A total of 175,842,027 common shares of the company were voted at the meeting, representing approximately 50.19 per cent of the issued and outstanding common shares as at the record date of the meeting, and 99.9 per cent of the casting votes in favour. All resolutions were passed by the requisite majorities.
Stock consolidation
The company also wishes to announce that its board df Directors has approved the implementation of the consolidation of the issued and outstanding common shares of the company, on the basis of one postconsolidation common share for 5.75 preconsolidation common shares, which will take effect on or about April 7, 2025. The board believes the consolidation will enhance the marketability of the common shares as an investment and help to facilitate additional financings and acquisitions. Prior to giving effect to the consolidation, there were 384,840,826 common shares outstanding, and, after giving effect to the consolidation, the corporation will have approximately 66,928,845 common shares issued and outstanding.

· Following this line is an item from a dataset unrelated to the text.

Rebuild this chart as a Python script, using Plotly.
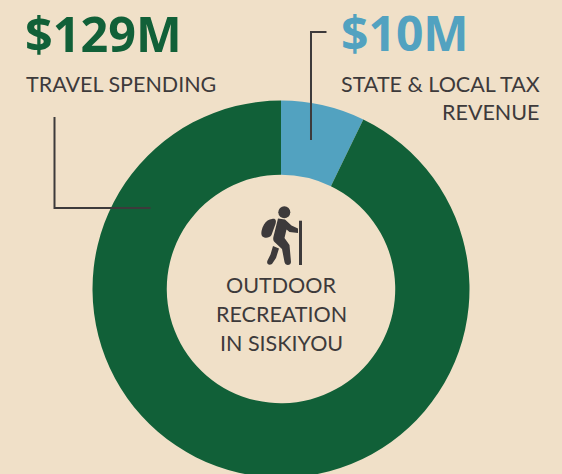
import plotly.graph_objects as go

segments = ["State & local tax revenue", "Travel spending"]
values = [10, 129]
colors = ["#52A2C0", "#116038"]
BG = "#F0E0C8"
INK = "#3D3A3B"
W, H = 562, 480
BODY = "Lato"
HEAD = "Noto Sans"

def px(x): return x / W
def py(y): return 1 - y / H
def pth(cmds):
    out = []
    for c in cmds:
        if isinstance(c, str): out.append(c)
        else: out.append(f"{px(c[0]):.5f},{py(c[1]):.5f}")
    return " ".join(out)

fig = go.Figure(go.Pie(
    labels=segments, values=values, hole=0.606, sort=False, direction="clockwise", rotation=0,
    marker=dict(colors=colors, line=dict(width=0)), textinfo="none", hoverinfo="label+value",
    showlegend=False,
    domain=dict(x=[px(92.5), px(469.5)], y=[py(477.5), py(100.5)]),
))

anns = []
def text(x, y, s, size, color, anchor="left", font=BODY, bold=False):
    anns.append(dict(x=px(x), y=py(y), xref="paper", yref="paper", text=f"<b>{s}</b>" if bold else s,
                     showarrow=False, xanchor=anchor, yanchor="middle", xshift=0,
                     borderpad=0, font=dict(size=size, color=color, family=font)))

text(24, 33, "$129M", 48.5, "#116038", font=HEAD, bold=True)
text(340, 33, "$10M", 48, "#52A2C0", font=HEAD, bold=True)
text(25, 84, "TRAVEL SPENDING", 21.5, INK)
text(541, 84, "STATE &amp; LOCAL TAX", 21.5, INK, anchor="right")
text(541, 112, "REVENUE", 21.5, INK, anchor="right")
text(281, 285, "OUTDOOR", 21.5, INK, anchor="center")
text(281, 314, "RECREATION", 21.5, INK, anchor="center")
text(281, 343, "IN SISKIYOU", 21.5, INK, anchor="center")

line = dict(color=INK, width=2)
hiker = [
    ["M", (272.0, 219.0), "C", (276.0, 218.0), (276.5, 221.0), (275.5, 224.0), "L", (271.5, 235.0),
     "C", (269.5, 238.5), (264.0, 238.5), (262.0, 236.0), "C", (260.5, 233.0), (262.0, 228.0), (264.0, 224.5),
     "C", (266.0, 221.0), (269.0, 219.5), (272.0, 219.0), "Z"],
    ["M", (278.0, 218.5), "L", (285.0, 219.5), "L", (291.5, 225.5), "L", (298.0, 228.5), "L", (298.0, 233.0),
     "L", (289.5, 232.0), "L", (286.5, 229.5), "L", (284.5, 238.0), "L", (289.5, 245.0), "L", (291.0, 262.0),
     "C", (291.0, 266.0), (285.0, 266.0), (284.5, 262.0), "L", (282.0, 249.0), "L", (274.5, 242.0),
     "C", (273.0, 240.5), (273.0, 238.0), (273.5, 236.5), "Z"],
    ["M", (273.0, 246.0), "L", (279.0, 248.5), "L", (276.0, 258.0), "L", (272.0, 264.0),
     "C", (269.0, 266.0), (266.0, 264.0), (267.5, 260.5), "L", (270.5, 254.5), "Z"],
]
shapes = [
    dict(type="path", xref="paper", yref="paper", path=pth(["M", (326.5, 32), "L", (311, 32), "L", (311, 140)]), line=line),
    dict(type="path", xref="paper", yref="paper", path=pth(["M", (54.5, 117), "L", (54.5, 208), "L", (150.5, 208)]), line=line),
    dict(type="circle", xref="paper", yref="paper", x0=px(278.3), x1=px(290.3), y0=py(218.3), y1=py(206.3),
         fillcolor=INK, line=dict(width=0)),
    dict(type="rect", xref="paper", yref="paper", x0=px(299), x1=px(302), y0=py(265), y1=py(220.7),
         fillcolor=INK, line=dict(width=0)),
]
for h in hiker:
    shapes.append(dict(type="path", xref="paper", yref="paper", path=pth(h), fillcolor=INK, line=dict(width=0)))

fig.update_layout(width=W, height=H, margin=dict(l=0, r=0, t=0, b=0), paper_bgcolor=BG, plot_bgcolor=BG,
                  autosize=False, annotations=anns, shapes=shapes)
fig.write_html("out.html", config=dict(displayModeBar=False),
               post_script="document.body.style.margin='0';document.body.style.overflow='hidden';document.documentElement.style.overflow='hidden';")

Computershare Investor Services Inc., the company's transfer agent, will act as exchange agent for the consolidation. A letter of transmittal will be sent to registered shareholders providing instructions to surrender their preconsolidated share certificates or direct registration statements (DRSs) evidencing their shares for replacement certificates or DRSs representing the number of postconsolidated shares to which they are entitled as a result of the consolidation. Until surrendered, each certificate or DRS representing shares prior to the consolidation will be deemed, for all purposes, to represent the number of shares to which the holder thereof is entitled as a result of the consolidation. If a registered shareholder does not receive a letter of transmittal in respect of its common shares, sample letters of transmittal will be available on SEDAR+.
Company name change
The company plans to file articles of amendment to change its name to The FUTR Corp. on April 7, 2025.

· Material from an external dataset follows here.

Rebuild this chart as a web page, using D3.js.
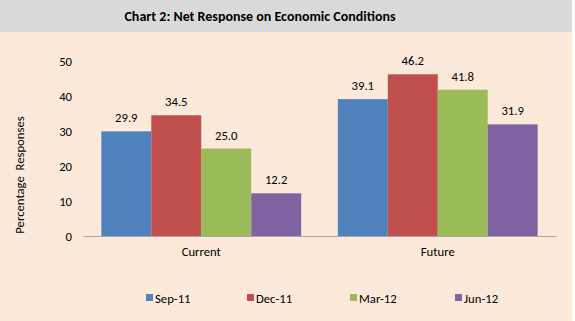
<!DOCTYPE html>
<html><head><meta charset="utf-8">
<script src="https://cdn.jsdelivr.net/npm/d3@7"></script>
<style>body{margin:0;background:#fff}svg{display:block}text{font-family:Carlito,Calibri,"Open Sans",sans-serif}</style>
</head><body>
<script>
const categories = ["Current", "Future"];
const seriesNames = ["Sep-11", "Dec-11", "Mar-12", "Jun-12"];
const sep11 = [29.9, 39.1];
const dec11 = [34.5, 46.2];
const mar12 = [25.0, 41.8];
const jun12 = [12.2, 31.9];
const yTicks = [0, 10, 20, 30, 40, 50];
const colors = ["#4F81BD", "#C0504D", "#9BBB59", "#8064A2"];
const seriesValues = [sep11, dec11, mar12, jun12];

const W = 575, H = 321;
const FS = 12.7;
const svg = d3.select("body").append("svg").attr("width", W).attr("height", H);
svg.append("rect").attr("x", 0).attr("y", 0).attr("width", 572).attr("height", H).attr("fill", "#FDE9D9");
svg.append("rect").attr("x", 0).attr("y", 0).attr("width", 572).attr("height", 32).attr("fill", "#D9D9D9");
svg.append("text").attr("x", 260).attr("y", 21).attr("text-anchor", "middle")
  .attr("font-size", 14).attr("font-weight", "bold").attr("fill", "#000")
  .text("Chart 2: Net Response on Economic Conditions");

const y = d3.scaleLinear().domain([0, 50]).range([236, 61]);
const x0 = d3.scaleBand().domain(categories).range([83, 556]).paddingInner(0.155).paddingOuter(0.0775);
const x1 = d3.scaleBand().domain(seriesNames).range([0, x0.bandwidth()]);

// y tick labels
const yAxis = d3.axisLeft(y).tickValues(yTicks).tickSize(0).tickPadding(0);
const gy = svg.append("g").attr("transform", "translate(72,0)").call(yAxis);
gy.select(".domain").remove();
gy.selectAll("text").attr("font-size", FS).attr("fill", "#000").attr("font-family", "Carlito,Calibri,'Open Sans',sans-serif");

// bars
seriesNames.forEach((s, i) => {
  const g = svg.append("g");
  categories.forEach((c, j) => {
    const v = seriesValues[i][j];
    g.append("rect").attr("x", x0(c) + x1(s)).attr("y", y(v))
      .attr("width", x1.bandwidth()).attr("height", y(0) - y(v)).attr("fill", colors[i]);
    g.append("text").attr("x", x0(c) + x1(s) + x1.bandwidth() / 2).attr("y", y(v) - 9)
      .attr("text-anchor", "middle").attr("font-size", FS).attr("fill", "#000").text(v.toFixed(1));
  });
});

// x axis
const xAxis = d3.axisBottom(x0).tickSize(0).tickPadding(11);
const gx = svg.append("g").attr("transform", "translate(0,236)").call(xAxis);
gx.select(".domain").attr("stroke", "#A6A6A6").attr("stroke-width", 1.2);
gx.selectAll("text").attr("font-size", FS).attr("fill", "#000").attr("font-family", "Carlito,Calibri,'Open Sans',sans-serif");

// y title
svg.append("text").attr("transform", "translate(24,175) rotate(-90)").attr("text-anchor", "middle")
  .attr("font-size", FS).attr("fill", "#000").attr("xml:space", "preserve").text("Percentage  Responses");

// legend
const legX = [146, 247, 350, 455];
seriesNames.forEach((s, i) => {
  svg.append("rect").attr("x", legX[i]).attr("y", 294).attr("width", 7).attr("height", 7).attr("fill", colors[i]);
  svg.append("text").attr("x", legX[i] + 9).attr("y", 302.5).attr("font-size", FS).attr("fill", "#000").text(s);
});
</script>
</body></html>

Effective at the start of trading on or about April 7, 2025, the company will commence trading on the TSX Venture Exchange under the new name and the new stock symbol FTRC. The new Cusip number is 360952 10 5 and the new ISIN is CA 360952 10 5 7. Shareholders are not required to change their existing share certificates for new certificates bearing the new company name and company shares held electronically will be booked electronically. The name change does not affect the rights of the company's shareholders and no further action is required by existing shareholders with respect to the name change.
All the forgoing options are subject to the terms of the omnibus plan, the applicable grant agreement and the requirements of the TSX Venture Exchange.
Financing update
As previously announced on March 25, 2025, the corporation completed a $690,333 first tranche closing of the up to $4-million of units it intends to raise as part of a non-brokered private placement offering at a price of two cents per unit. As a result of the consolidation to be effected on or about April 7, 2025, the unit price of the offering will be adjusted to 11.5 cents per unit, the exercise price of the warrants will be adjusted to 28.75 cents per common share and the exercise price of the finder's warrant will be adjusted to 11.5 cents per unit. All other terms of the financing will remain the same and the corporation intends to complete the balance of the offering by April 21, 2025.
About Hank Payments Corp.
Hank is a North American leader in consumer fintech (financial technology) software-as-a-service (SaaS) and banking-as-a-service (BaaS) platforms that help consumers manage and reduce expenses and stay on track of payments. Through its recently acquired FUTR Inc. platform, the company intends to connect brands with opt-ed in consumers using proprietary AI-powered (artificial intelligence) technology, to drive further financial benefits to the consumer and the brand, using powerful algorithms that collect and present important data, making the brand to consumer engagement efficient and predictable, with meaningful positive financial outcomes to each party that joins the network.